Today no mention of those preposterous tax cuts, but…
This unprecedented amount of monetary and fiscal stimulus was enough to keep the economy from experiencing more than a very brief dip after the 9/11 attacks. However, the growth that followed has been historically anemic, with unusually spotty and limited job growth and enormous pressures on households with modest incomes. The employment gains have not been enough to keep pace with Americans coming of working age, and the squeeze on families of average income and below has been brutal, in contrast to life at the tax-reduced top.
Unemployment is down, job creation is showing positive, albeit with a high variance. And long term rates are rapidly heading higher, based on the last 5 days(below on the 10-year Treasury), it looks like Greenspan’s conundrum may be over. If Ollie, with his record of prophecy is mentioning it, probably so.

10-year Treasury yield over the past 5 days

Friday, July 01, 2005

Henninger has choice words for July 4th

Dan Henninger in the Journal:
A steel fence is on all four sides. On two of them, the Port Authority has hung simple descriptions and pictures of what happened there, at the Pentagon and in Pennsylvania. You can read a short history of the two towers. You can read the names of each person who died there that day. After people absorb these things, they get very close to the fence and stare into the open space. Then they take some pictures, and then they go somewhere else.

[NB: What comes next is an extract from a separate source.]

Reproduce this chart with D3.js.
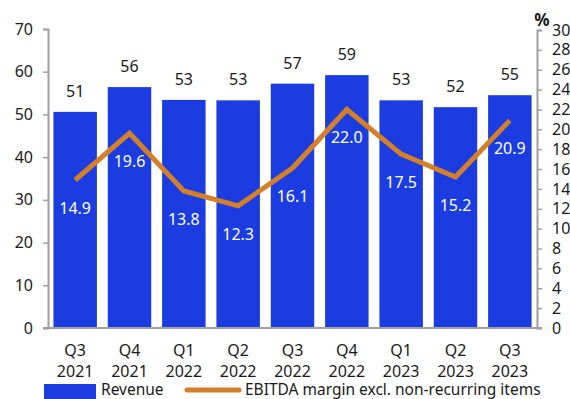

By now anyone with sufficient desire or need has come to Ground Zero. By now unfathomable numbers have seen that hole in its barest form. They have taken the experience home with them. I think September 11 is going to be properly remembered, no matter what happens in lower Manhattan now. It remains for this administration to do the same for the commitments already made to Iraq and in Iraq.